Smack bang in the middle of Cheshire’s Golden Triangle, the Bull’s Head has always seemed an odd place . Although in a rural setting, the building has always struck me that it wouldn’t be out of place on the edge of some sprawling 1930s estate. It was always a manky unappealing boozer in the 1970s. At some point, I think I recall it became aBeefeater or carvery sort of place. In recent times, it’s been a dismal, expensive Italian restaurant that offered some of the worst value for money food in North Cheshire. Now, at last, something is going well.
It’s been refurbished and, definitely against the trend, has re-opened as a pub. And a pub that majors on its food. We went for lunch.
There’s a short list of starters and, realising that we just weren’t hungry enough for a three courser decided to pass, as the desserts appealed more.

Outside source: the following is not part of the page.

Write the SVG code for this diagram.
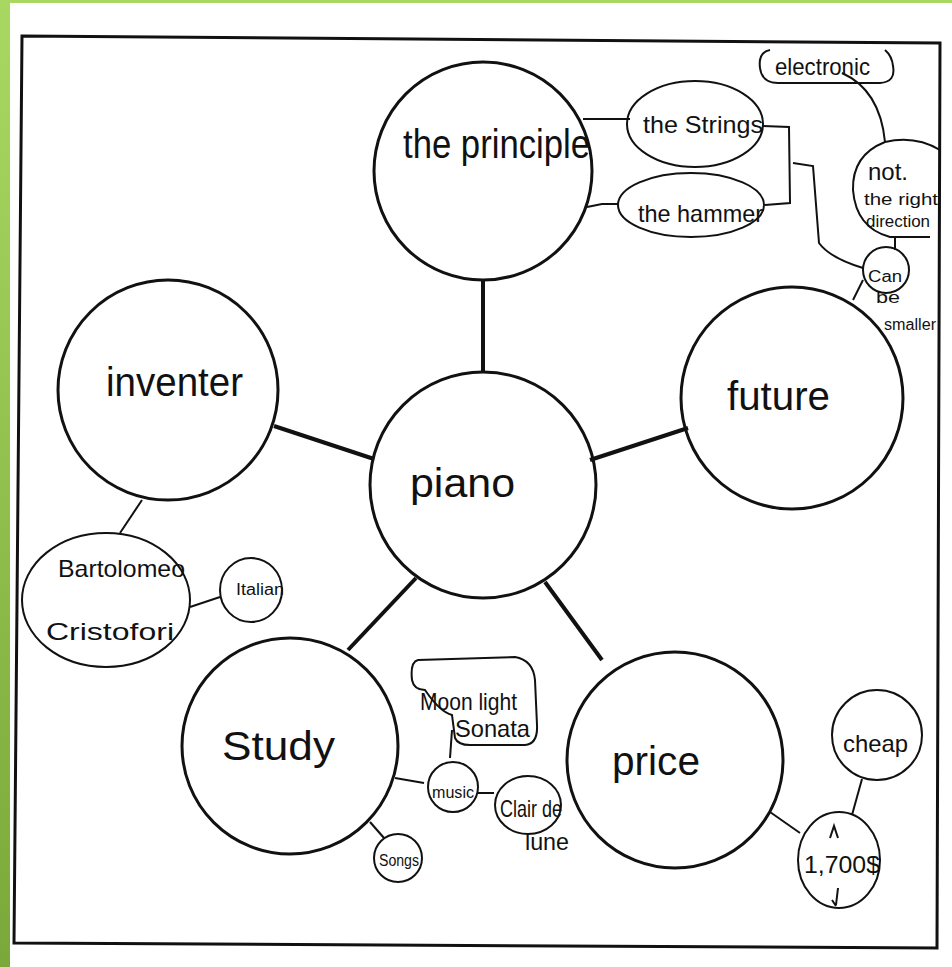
<svg xmlns="http://www.w3.org/2000/svg" width="952" height="967" viewBox="0 0 952 967">
<defs>
<linearGradient id="gl" x1="0" y1="0" x2="0" y2="1">
<stop offset="0" stop-color="#a9d862"/>
<stop offset="1" stop-color="#7aa83a"/>
</linearGradient>
<style>
.big{fill:none;stroke:#111;stroke-width:3}
.sm{fill:none;stroke:#111;stroke-width:2}
.spoke{stroke:#111;stroke-width:4;fill:none}
.ln{stroke:#111;stroke-width:2;fill:none}
text{font-family:"Liberation Sans","DejaVu Sans",sans-serif;fill:#111}
.t1{font-size:40px}
.t2{font-size:24px}
.t3{font-size:16px}
</style>
</defs>
<rect width="952" height="967" fill="#ffffff"/>
<rect x="0" y="0" width="952" height="3" fill="#a9d862"/>
<rect x="0" y="0" width="10" height="967" fill="url(#gl)"/>
<polygon points="22,36 940,43 937,948 14,943" fill="none" stroke="#111" stroke-width="3"/>

<g id="connectors">
<line class="spoke" x1="483" y1="279" x2="483" y2="372"/>
<line class="spoke" x1="274" y1="426" x2="374" y2="459"/>
<line class="spoke" x1="688" y1="428" x2="590" y2="460"/>
<line class="spoke" x1="348" y1="650" x2="416" y2="578"/>
<line class="spoke" x1="602" y1="660" x2="545" y2="582"/>
<polyline class="ln" points="583,119 630,119"/>
<polyline class="ln" points="587,207 602,204 618,204"/>
<polyline class="ln" points="763,126 789,127 790,203 765,205"/>
<path class="ln" d="M793,163 L813,166 L819,243 Q830,258 863,268"/>
<path class="ln" d="M842,73 Q880,90 885,142"/>
<line class="ln" x1="895" y1="237" x2="895" y2="250"/>
<line class="ln" x1="863" y1="280" x2="853" y2="300"/>
<line class="ln" x1="142" y1="500" x2="120" y2="533"/>
<line class="ln" x1="190" y1="607" x2="220" y2="597"/>
<line class="ln" x1="452" y1="730" x2="450" y2="758"/>
<line class="ln" x1="395" y1="778" x2="424" y2="783"/>
<line class="ln" x1="478" y1="793" x2="494" y2="793"/>
<line class="ln" x1="370" y1="822" x2="384" y2="838"/>
<line class="ln" x1="862" y1="779" x2="852" y2="815"/>
<line class="ln" x1="770" y1="812" x2="800" y2="833"/>
</g>

<g id="piano">
<circle class="big" cx="483" cy="485" r="113"/>
<text class="t1" x="410" y="497" textLength="105" lengthAdjust="spacingAndGlyphs">piano</text>
</g>
<g id="principle">
<circle class="big" cx="483" cy="171" r="109"/>
<text class="t1" x="403" y="158" textLength="187" lengthAdjust="spacingAndGlyphs">the principle</text>
</g>
<g id="inventer">
<circle class="big" cx="168" cy="390" r="110"/>
<text class="t1" x="106" y="396" textLength="137" lengthAdjust="spacingAndGlyphs">inventer</text>
</g>
<g id="future">
<circle class="big" cx="792" cy="398" r="111"/>
<text class="t1" x="727" y="410" textLength="103" lengthAdjust="spacingAndGlyphs">future</text>
</g>
<g id="study">
<circle class="big" cx="290" cy="746" r="108"/>
<text class="t1" x="222" y="760" textLength="113" lengthAdjust="spacingAndGlyphs">Study</text>
</g>
<g id="price">
<circle class="big" cx="675" cy="760" r="108"/>
<text class="t1" x="612" y="775" textLength="88" lengthAdjust="spacingAndGlyphs">price</text>
</g>

<g id="strings">
<ellipse class="sm" cx="695" cy="124" rx="68" ry="43"/>
<text class="t2" x="643" y="133" textLength="120" lengthAdjust="spacingAndGlyphs">the Strings</text>
</g>
<g id="hammer">
<ellipse class="sm" cx="691" cy="205" rx="73" ry="32"/>
<text class="t2" x="638" y="222" textLength="125" lengthAdjust="spacingAndGlyphs">the hammer</text>
</g>
<g id="electronic">
<path class="sm" d="M770,50 Q758,52 760,68 Q762,83 778,83 L880,83 Q896,82 893,66 Q892,56 885,50"/>
<text class="t2" x="775" y="75" textLength="95" lengthAdjust="spacingAndGlyphs">electronic</text>
</g>
<g id="notright">
<path class="sm" d="M940,150 Q915,135 885,142 Q852,155 853,190 Q856,228 890,237 L930,237"/>
<text class="t2" x="868" y="180" textLength="40" lengthAdjust="spacingAndGlyphs">not.</text>
<text class="t3" x="864" y="205" textLength="74" lengthAdjust="spacingAndGlyphs">the right</text>
<text class="t3" x="866" y="227" textLength="64" lengthAdjust="spacingAndGlyphs">direction</text>
</g>
<g id="smaller">
<circle class="sm" cx="886" cy="270" r="23"/>
<text class="t3" x="868" y="282" textLength="34" lengthAdjust="spacingAndGlyphs">Can</text>
<text class="t3" x="876" y="303" textLength="24" lengthAdjust="spacingAndGlyphs">be</text>
<text class="t3" x="884" y="330" textLength="52" lengthAdjust="spacingAndGlyphs">smaller</text>
</g>
<g id="bartolomeo">
<ellipse class="sm" cx="106" cy="600" rx="84" ry="67"/>
<text class="t2" x="58" y="577" textLength="127" lengthAdjust="spacingAndGlyphs">Bartolomeo</text>
<text class="t2" x="46" y="640" textLength="128" lengthAdjust="spacingAndGlyphs">Cristofori</text>
</g>
<g id="italian">
<ellipse class="sm" cx="251" cy="590" rx="31" ry="32"/>
<text class="t3" x="236" y="595" textLength="48" lengthAdjust="spacingAndGlyphs">Italian</text>
</g>
<g id="moonlight">
<path class="sm" d="M418,660 Q410,662 412,680 Q414,690 425,690 Q440,712 452,715 L455,738 Q458,745 470,745 L525,745 Q538,744 537,725 L535,680 Q533,660 515,657 Z"/>
<text class="t2" x="420" y="710" textLength="97" lengthAdjust="spacingAndGlyphs">Moon light</text>
<text class="t2" x="455" y="737" textLength="75" lengthAdjust="spacingAndGlyphs">Sonata</text>
</g>
<g id="music">
<circle class="sm" cx="453" cy="787" r="25"/>
<text class="t3" x="432" y="798" textLength="42" lengthAdjust="spacingAndGlyphs">music</text>
</g>
<g id="clair">
<ellipse class="sm" cx="528" cy="805" rx="33" ry="29"/>
<text class="t2" x="500" y="817" textLength="62" lengthAdjust="spacingAndGlyphs">Clair de</text>
<text class="t2" x="525" y="850" textLength="44" lengthAdjust="spacingAndGlyphs">lune</text>
</g>
<g id="songs">
<circle class="sm" cx="398" cy="858" r="24"/>
<text class="t3" x="379" y="866" textLength="40" lengthAdjust="spacingAndGlyphs">Songs</text>
</g>
<g id="cheap">
<circle class="sm" cx="877" cy="735" r="45"/>
<text class="t2" x="843" y="752" textLength="65" lengthAdjust="spacingAndGlyphs">cheap</text>
</g>
<g id="cost">
<ellipse class="sm" cx="839" cy="860" rx="41" ry="48"/>
<text class="t2" x="804" y="873" textLength="76" lengthAdjust="spacingAndGlyphs">1,700$</text>
<path class="ln" d="M830,838 L834,826 L838,838 M838,888 L836,905 M832,900 L836,906"/>
</g>
</svg>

Two smoked haddock and salmon fishcakes formed a lightish main course. They were perfectly fine in the way that food is perfectly fine in a dining pub but may not ring the bell in a more pretentious gastropub – if you see what I mean. The accompanying rocket and tomato salad was spot on for balance. And the tartare sauce gave it all a zing.
Beef, onion and red wine suet pudding was anything but lightish. A thickish, but not overly thick, suet pastry was also spot on. It enclosed some very long-cooked and tasty stew. A mega-quenelle of non-sloppy mash mopped up the gravy. And sugar snaps and steamed cabbage provide a good bit of texture change. Oh, yes, I loved this one!
For dessert, I had a waffle with a hot toffee sauce (yes, there could have been more sauce, chef). Alongside, caramelised banana and a scoop of vanilla ice cream worked well. Over the other side of the table, a red berry and cider jelly wobbled appealingly. There were sliced strawberries and raspberry ripple ice cream. Both worked as a pretty good end to lunch.